The source code shows it utilises tag_builder
all the time and outputs good HTML code:
# File actionview/lib/action_view/helpers/tag_helper.rb, line 270
def content_tag(name, content_or_options_with_block = nil, options = nil, escape = true, &block)
if block_given?
options = content_or_options_with_block if content_or_options_with_block.is_a?(Hash)
tag_builder.content_tag_string(name, capture(&block), options, escape)
else
tag_builder.content_tag_string(name, content_or_options_with_block, options, escape)
end
end
Solution
I'm proposing changing this cop to only warn of usage of the the tag helper method with arguments like :
tag :br
And not when used with the argument-less syntax.
tag.br
Why I think it matters
Usage of tag.something
is way slower than using content_tag(:something)

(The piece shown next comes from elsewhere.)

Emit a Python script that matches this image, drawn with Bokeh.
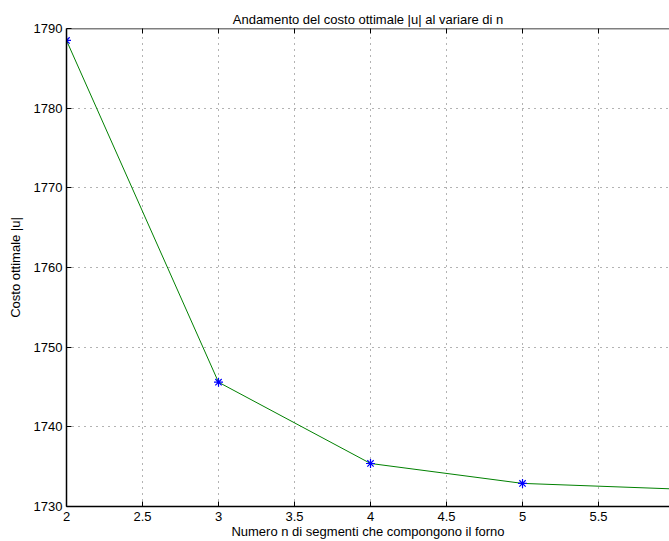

as you can see with this simple benchmark :
50_000.times { tag.span("hey") } }
# 132.25800002692267
50_000.times { content_tag(:span, "hey") } }
# 69.53899998916313
50_000.times { tag.span { "hey" } } }
# 199.94600000791252
50_000.times { content_tag(:span) { "hey" } } }
# 161.7930000065826
You can reproduce it by dropping this code inside any view :
Rails.logger.debug %(50_000.times { tag.span("hey") } })

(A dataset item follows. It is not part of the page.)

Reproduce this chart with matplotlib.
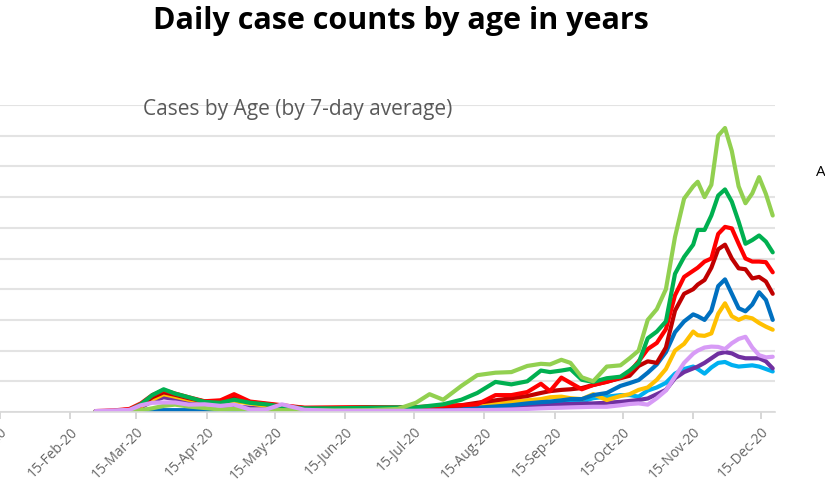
import matplotlib
matplotlib.use("Agg")
import matplotlib.pyplot as plt
import pandas as pd

plt.rcParams['font.family'] = ['Open Sans', 'DejaVu Sans']

dates = ["2020-02-26", "2020-03-05", "2020-03-12", "2020-03-17", "2020-03-22", "2020-03-27",
         "2020-04-01", "2020-04-07", "2020-04-14", "2020-04-21", "2020-04-27", "2020-05-04",
         "2020-05-11", "2020-05-18", "2020-05-28", "2020-06-10", "2020-06-25", "2020-07-08",
         "2020-07-16", "2020-07-22", "2020-07-28", "2020-08-05", "2020-08-12", "2020-08-20",
         "2020-08-27", "2020-09-03", "2020-09-09", "2020-09-13", "2020-09-18", "2020-09-22",
         "2020-09-27", "2020-10-02", "2020-10-08", "2020-10-14", "2020-10-18", "2020-10-22",
         "2020-10-26", "2020-10-30", "2020-11-03", "2020-11-07", "2020-11-11", "2020-11-15",
         "2020-11-17", "2020-11-20", "2020-11-23", "2020-11-26", "2020-11-29", "2020-12-02",
         "2020-12-05", "2020-12-08", "2020-12-11", "2020-12-14", "2020-12-17", "2020-12-20"]

light_green = [2, 3, 4, 6, 12, 20, 24, 18, 13, 8, 10, 8, 7, 6, 6, 5, 6, 10,
               30, 58, 40, 85, 120, 128, 130, 150, 157, 155, 170, 160, 113, 100, 148, 152,
               175, 200, 300, 335, 400, 570, 695, 735, 750, 700, 740, 900, 925, 850,
               735, 680, 712, 765, 710, 640]
green = [2, 3, 6, 25, 55, 74, 60, 48, 33, 30, 40, 30, 25, 18, 12, 12, 14, 15,
         15, 20, 25, 40, 62, 98, 90, 100, 135, 130, 135, 140, 105, 98, 110, 115,
         135, 160, 240, 262, 295, 450, 505, 545, 593, 593, 640, 705, 725, 685,
         620, 548, 560, 575, 555, 520]
red = [3, 5, 10, 28, 55, 71, 60, 48, 35, 38, 58, 34, 28, 22, 14, 15, 16, 15,
       16, 18, 20, 22, 25, 55, 55, 65, 92, 68, 112, 95, 74, 88, 98, 112,
       130, 165, 205, 225, 270, 380, 440, 460, 470, 490, 500, 580, 603, 598,
       548, 500, 490, 490, 488, 455]
dark_red = [2, 4, 8, 22, 48, 64, 56, 45, 34, 36, 52, 32, 26, 20, 13, 13, 14, 14,
            15, 17, 18, 22, 30, 38, 45, 52, 62, 68, 72, 74, 78, 88, 99, 110,
            118, 150, 165, 160, 210, 330, 385, 400, 415, 430, 470, 530, 545, 500,
            468, 465, 435, 440, 425, 385]
blue = [1, 2, 3, 4, 5, 6, 6, 6, 5, 5, 5, 4, 4, 4, 4, 4, 5, 5,
        6, 7, 8, 10, 14, 18, 22, 28, 32, 34, 38, 42, 42, 55, 62, 85,
        94, 104, 128, 155, 195, 260, 295, 318, 312, 300, 330, 410, 432, 385,
        338, 328, 350, 390, 365, 300]
yellow = [2, 3, 6, 18, 40, 58, 50, 40, 35, 34, 35, 28, 20, 15, 10, 8, 8, 8,
          9, 10, 12, 15, 20, 28, 32, 38, 42, 48, 50, 45, 42, 58, 39, 52,
          58, 72, 80, 105, 140, 200, 222, 262, 250, 248, 256, 320, 354, 312,
          300, 310, 305, 290, 278, 268]
light_blue = [1, 1, 2, 2, 3, 3, 3, 3, 2, 2, 2, 2, 2, 2, 2, 2, 2, 3,
              3, 4, 5, 7, 10, 14, 18, 22, 26, 28, 30, 32, 34, 45, 50, 55,
              55, 50, 70, 80, 95, 125, 140, 148, 140, 125, 145, 160, 163, 153,
              148, 150, 152, 148, 140, 132]
purple = [2, 3, 5, 15, 35, 48, 42, 32, 28, 22, 18, 14, 12, 10, 6, 5, 5, 5,
          6, 7, 8, 10, 12, 15, 18, 20, 22, 24, 25, 26, 27, 28, 30, 33,
          36, 39, 44, 58, 72, 110, 130, 142, 148, 160, 175, 190, 195, 191,
          180, 175, 175, 175, 165, 142]
pink = [3, 5, 7, 22, 30, 31, 31, 24, 25, 20, 24, 8, 8, 25, 7, 4, 4, 4,
        4, 5, 5, 6, 6, 7, 8, 10, 12, 13, 14, 15, 16, 17, 17, 22,
        26, 28, 24, 45, 70, 115, 160, 190, 200, 210, 213, 212, 205, 224,
        238, 245, 210, 185, 178, 180]

series = [
    ("0-4", light_blue, "#00B0F0"),
    ("5-14", purple, "#7030A0"),
    ("65-74", yellow, "#FFC000"),
    ("55-64", blue, "#0070C0"),
    ("45-54", dark_red, "#C00000"),
    ("35-44", red, "#FF0000"),
    ("25-34", green, "#00B050"),
    ("15-24", light_green, "#92D050"),
    ("75+", pink, "#D79BF6"),
]

tick_dates = ["2020-01-15", "2020-02-15", "2020-03-15", "2020-04-15", "2020-05-15",
              "2020-06-15", "2020-07-15", "2020-08-15", "2020-09-15", "2020-10-15",
              "2020-11-15", "2020-12-15"]

x = pd.to_datetime(dates)
fig = plt.figure(figsize=(8.25, 5.01), dpi=100)
ax = fig.add_axes([0.0, 89 / 501, 775 / 825, (412 - 105) / 501])

for name, vals, col in series:
    ax.plot(x, vals, color=col, lw=3.0, solid_joinstyle='round', solid_capstyle='round', label=name)

ax.set_xlim(pd.Timestamp("2020-01-15"), pd.Timestamp("2020-12-21"))
ax.set_ylim(0, 1000)
ax.set_yticks(range(0, 1001, 100))
ax.yaxis.grid(True, color="#e3e3e3", lw=1.5)
ax.set_axisbelow(True)
ax.tick_params(axis='y', left=False, labelleft=False)

tks = pd.to_datetime(tick_dates)
ax.set_xticks(tks)
ax.set_xticklabels([t.strftime("%d-%b-%y") for t in tks], rotation=45, ha='right',
                   rotation_mode='anchor', fontsize=10, color="#666666")
ax.tick_params(axis='x', length=5, color="#d0d0d0", width=1.2, pad=4)

for s in ['top', 'right', 'left']:
    ax.spines[s].set_visible(False)
ax.spines['bottom'].set_color("#d9d9d9")
ax.spines['bottom'].set_linewidth(1.2)

fig.text(401 / 825, 1 - 21 / 501, "Daily case counts by age in years", ha='center', va='center',
         fontsize=22, fontweight='bold', color='black')
fig.text(143 / 825, 1 - 110 / 501, "Cases by Age (by 7-day average)", ha='left', va='center',
         fontsize=15, color="#595959")
fig.text(815.5 / 825, 1 - 172 / 501, "Age", ha='left', va='center', fontsize=11, color='black')

fig.savefig("out.png", dpi=100)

Rails.logger.debug(Benchmark.ms { 50_000.times { tag.span("hey") } })
Rails.logger.debug %(50_000.times { tag.span { "hey" } } })
Rails.logger.debug(Benchmark.ms { 50_000.times { tag.span { "hey" } } })
Rails.logger.debug %(50_000.times { content_tag(:span, "hey") } })
Rails.logger.debug(Benchmark.ms { 50_000.times { content_tag(:span, "hey") } })
Rails.logger.debug %(50_000.times { content_tag(:span) { "hey" } } })
Rails.logger.debug(Benchmark.ms { 50_000.times { content_tag(:span) { "hey" } } })
Avoiding suggesting to switch to an almost 2 times slower method would save a ton of CPU time in thousands of Rails applications. The framework is not particularly focused on pure speed, so every little bit of performance improvements helps, I think.
Why tag.something
is slow
The new tag
helper relies method_missing
on tag_builder
which is very slow. compared to passing a string.